Additionally, do yourself a favor and explicitly set driver='evr'
while using Python numpy/scipy with openblas (otherwise the comparison with mkl is unfair due to the issue reported here):
from scipy import linalg as LA
...
w, v = LA.eigh(mat, driver='evr')
Agreed. Unfortunately there is no sign of ongoing work on the 2stage codes since their inclusion. The FLAME group paper I linked above four years ago at least sketches a much faster implementation of what zlasr does, but actually coding it looks non-trivial
Created a LAPACK ticket to inquire about implementation status.
Hi!
In comparing OpenBLAS performance with Intel MKL I've noticed that (at least in my particular case: real or hermitian eigenvalue problem, e.g.
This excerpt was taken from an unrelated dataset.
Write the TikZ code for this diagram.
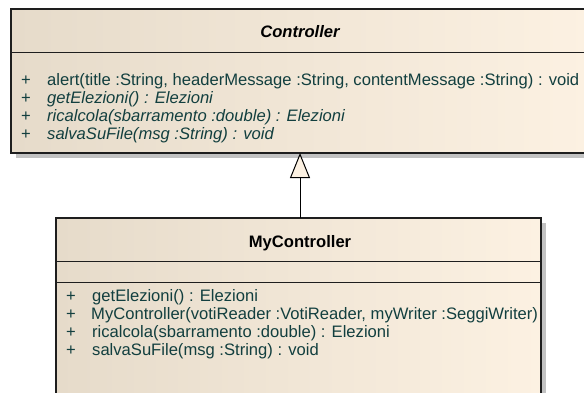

ZHEEV) OpenBLAS is consuming too much more kernel times (red bars in htop) than Intel MKL and maybe this is why it is so slow (three to five times slower, depending on matrix size) compared to MKL. Does anybody know what is causing so much kernel threads/time and how to avoid it? I've already limited OPENBLAS_NUM_THREADS to 4 or 8... TIA.